Control and Planning of Multi-Terminal HVDC Transmission Systems

Sammanfattning: With recent advances in power electronic technology, high-voltage direct current (HVDC) transmission system has become an alternative for transmitting power, especially over long distances. Multi-terminal HVDC (MTDC) systems are proposed as HVDC systems with more than two terminals. In addition, the wind is becoming one of the most important sources of renewable energy in the world, with vast sources available in offshore areas. MTDC systems are attractive solutions for connecting offshore wind farms to AC grids. This thesis discusses three scopes of MTDC systems: primary control, secondary control, and AC-DC transmission expansion planning. In the primary control part, sliding mode control and multi-agent control are proposed. The sliding mode control can control the system fast and with very small overshoot and compared to proposed methods in the literature, it is less sensitive to changes in parameters.

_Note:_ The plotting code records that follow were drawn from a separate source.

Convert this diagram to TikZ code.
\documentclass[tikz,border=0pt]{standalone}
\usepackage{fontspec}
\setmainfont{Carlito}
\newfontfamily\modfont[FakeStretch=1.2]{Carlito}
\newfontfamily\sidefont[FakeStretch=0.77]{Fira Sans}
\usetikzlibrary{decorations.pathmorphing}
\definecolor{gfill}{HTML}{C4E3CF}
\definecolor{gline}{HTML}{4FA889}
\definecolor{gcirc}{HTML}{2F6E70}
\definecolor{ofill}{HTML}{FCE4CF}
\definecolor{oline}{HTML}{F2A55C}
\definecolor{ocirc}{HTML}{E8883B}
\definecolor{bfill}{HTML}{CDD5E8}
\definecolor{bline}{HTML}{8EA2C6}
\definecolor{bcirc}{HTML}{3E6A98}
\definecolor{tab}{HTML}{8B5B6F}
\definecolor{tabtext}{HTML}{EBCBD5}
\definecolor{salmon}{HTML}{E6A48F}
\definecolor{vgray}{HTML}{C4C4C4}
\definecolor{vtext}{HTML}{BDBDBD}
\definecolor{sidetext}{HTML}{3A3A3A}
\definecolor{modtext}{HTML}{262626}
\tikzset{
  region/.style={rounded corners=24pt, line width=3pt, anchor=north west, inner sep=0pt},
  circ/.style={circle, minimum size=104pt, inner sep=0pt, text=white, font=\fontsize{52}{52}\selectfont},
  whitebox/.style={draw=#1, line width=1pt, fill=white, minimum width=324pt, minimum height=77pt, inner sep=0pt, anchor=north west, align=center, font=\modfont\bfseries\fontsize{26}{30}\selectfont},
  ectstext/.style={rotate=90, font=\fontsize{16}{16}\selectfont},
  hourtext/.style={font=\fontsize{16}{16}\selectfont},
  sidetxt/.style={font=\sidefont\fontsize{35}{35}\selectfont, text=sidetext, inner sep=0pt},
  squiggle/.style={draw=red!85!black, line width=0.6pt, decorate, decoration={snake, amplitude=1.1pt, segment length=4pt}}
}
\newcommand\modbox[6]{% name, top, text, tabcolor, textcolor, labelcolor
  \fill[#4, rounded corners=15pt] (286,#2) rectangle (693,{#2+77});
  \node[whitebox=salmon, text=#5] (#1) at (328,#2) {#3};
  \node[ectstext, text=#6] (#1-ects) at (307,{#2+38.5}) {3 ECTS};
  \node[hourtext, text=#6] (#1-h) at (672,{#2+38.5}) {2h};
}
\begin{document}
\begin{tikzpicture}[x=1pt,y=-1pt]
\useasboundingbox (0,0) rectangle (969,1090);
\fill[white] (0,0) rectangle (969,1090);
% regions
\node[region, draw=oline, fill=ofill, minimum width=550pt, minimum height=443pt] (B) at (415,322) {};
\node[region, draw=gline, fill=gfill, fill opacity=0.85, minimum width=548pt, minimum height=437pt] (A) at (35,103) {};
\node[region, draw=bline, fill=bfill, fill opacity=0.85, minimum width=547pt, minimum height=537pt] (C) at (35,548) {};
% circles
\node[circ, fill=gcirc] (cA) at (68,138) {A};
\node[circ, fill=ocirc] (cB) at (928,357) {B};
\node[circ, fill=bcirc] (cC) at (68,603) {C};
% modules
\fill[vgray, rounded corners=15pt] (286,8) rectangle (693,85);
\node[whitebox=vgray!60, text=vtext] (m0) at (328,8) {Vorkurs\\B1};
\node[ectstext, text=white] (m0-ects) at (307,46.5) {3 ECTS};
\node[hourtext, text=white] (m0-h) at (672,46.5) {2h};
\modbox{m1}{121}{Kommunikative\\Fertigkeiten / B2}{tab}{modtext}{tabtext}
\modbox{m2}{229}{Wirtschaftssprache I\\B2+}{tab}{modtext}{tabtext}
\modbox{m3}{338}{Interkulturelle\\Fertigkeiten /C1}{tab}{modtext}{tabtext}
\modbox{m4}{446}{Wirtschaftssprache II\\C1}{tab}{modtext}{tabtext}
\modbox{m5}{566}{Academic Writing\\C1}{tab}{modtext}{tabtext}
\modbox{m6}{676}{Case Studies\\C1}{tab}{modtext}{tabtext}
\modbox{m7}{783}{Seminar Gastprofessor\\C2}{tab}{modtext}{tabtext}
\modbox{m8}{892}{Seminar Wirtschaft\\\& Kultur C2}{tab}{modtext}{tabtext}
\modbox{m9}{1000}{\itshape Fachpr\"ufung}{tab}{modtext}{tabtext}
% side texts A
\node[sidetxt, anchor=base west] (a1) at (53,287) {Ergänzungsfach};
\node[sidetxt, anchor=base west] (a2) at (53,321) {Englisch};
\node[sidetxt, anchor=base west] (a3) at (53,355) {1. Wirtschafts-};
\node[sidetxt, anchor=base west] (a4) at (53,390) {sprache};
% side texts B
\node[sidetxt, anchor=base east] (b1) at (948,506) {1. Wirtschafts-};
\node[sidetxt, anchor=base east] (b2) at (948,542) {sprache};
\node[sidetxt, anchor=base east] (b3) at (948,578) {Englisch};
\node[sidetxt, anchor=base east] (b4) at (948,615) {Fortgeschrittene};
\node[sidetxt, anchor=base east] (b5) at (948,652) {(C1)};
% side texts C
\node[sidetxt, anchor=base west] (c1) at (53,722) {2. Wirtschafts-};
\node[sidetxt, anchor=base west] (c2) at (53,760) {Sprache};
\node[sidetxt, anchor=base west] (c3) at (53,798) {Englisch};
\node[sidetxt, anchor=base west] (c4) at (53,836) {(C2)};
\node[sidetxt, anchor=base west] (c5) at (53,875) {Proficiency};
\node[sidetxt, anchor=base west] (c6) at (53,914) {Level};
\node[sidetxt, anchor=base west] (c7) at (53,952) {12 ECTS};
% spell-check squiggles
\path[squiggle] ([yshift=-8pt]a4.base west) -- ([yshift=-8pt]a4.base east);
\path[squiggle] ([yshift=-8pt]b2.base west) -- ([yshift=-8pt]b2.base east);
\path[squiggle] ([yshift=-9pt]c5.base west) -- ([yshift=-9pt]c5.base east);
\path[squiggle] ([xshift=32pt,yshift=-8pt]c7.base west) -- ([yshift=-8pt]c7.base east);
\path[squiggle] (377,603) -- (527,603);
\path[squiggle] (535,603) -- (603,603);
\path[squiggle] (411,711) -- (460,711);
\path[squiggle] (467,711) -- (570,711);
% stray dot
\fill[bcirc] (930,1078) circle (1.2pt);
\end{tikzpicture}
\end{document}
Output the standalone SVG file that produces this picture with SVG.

In the proposed multi-agent control strategy, we aim to find a solution for the problems caused by lack of global signal in the control of MTDC systems. In the secondary control part, we propose a controller, based on multi-agent systems, which follows the variations of wind and minimize the DC transmission and conversion losses, while considering the price of energy in each AC system and the scheduled injected power to each AC grid. The controller operates in both centralized and distributed modes.In the expansion planning part, we aim to propose a methodology to determine the optimal configuration of the MTDC system. The goal is to maximize the transferred power from the wind farms to the onshore grids while minimizing the investment cost. We propose a two-stage mixed-integer second order cone program (MISOCP) for optimal expansion of both DC and AC networks. The two-stage MISOCP is solved using the parallelized Benders decomposition algorithm.